Code review while pairing causes no interrupts because the reviewer is already devoted to the task. You get much more detailed review for the same reason. Nobody feels bad about fixing nitpicky stylistic issues right away [...]. Teaching and learning are more efficient; [...]
On a project I was on (medical software), where we did formal code reviews, we reviewed both the unit tests and the code. Without the reviews, the unit tests would have been mostly ineffective because the programmers just didn't think about what could go wrong with the code, and write the tests for that. (We ended up requiring a LOT of post-review changes to improve the unit tests.)
I can imagine that many projects with unit tests (written after the code, rather than test-first) but with no code review nor pair programming have poor test coverage. Adding code reviews to such a project would likely turn up many bugs that the unit tests didn't catch. This doesn't mean that unit tests per se are not effective, it just means that many programmers need to improve their unit-testing skills. (And reviews or pair-programming are two ways to improve those skills.)

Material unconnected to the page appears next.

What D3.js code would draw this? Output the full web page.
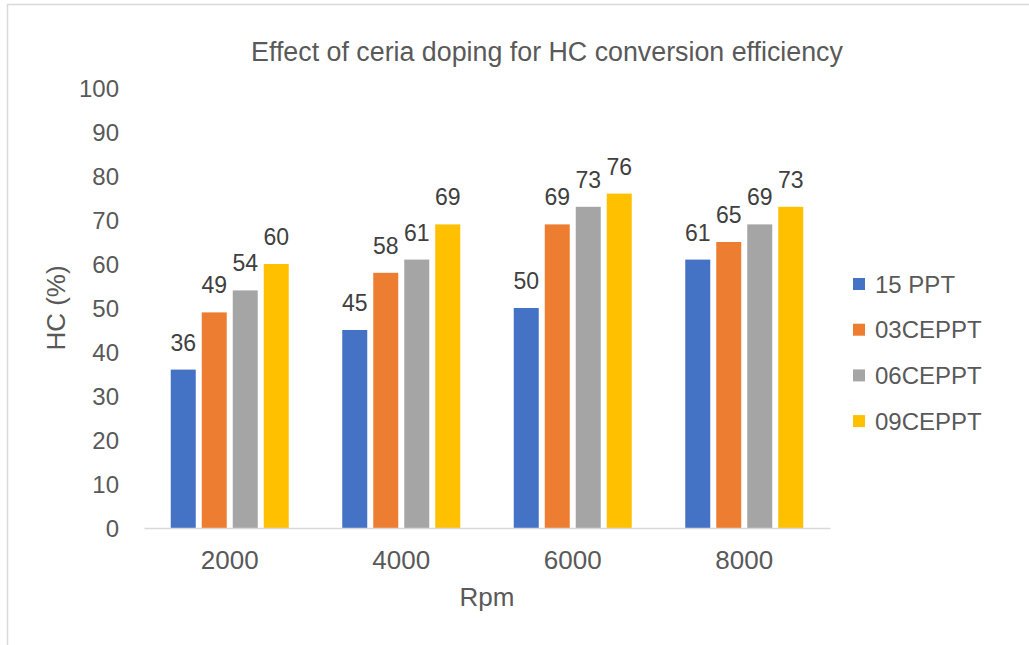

Test-Driven Development (TDD) forces developers to develop their unit-testing skills, and combining TDD with pair programming or reviews will make the unit tests even more effective, as the team members offer feedback and ideas to each other.
Pair programming (PP) while doing test-driven development is the most effective combination of collaborative design, reviews, and unit testing that I've experienced. One variant of TDD+PP is "ping-pong programming" described by Dave Hoover here.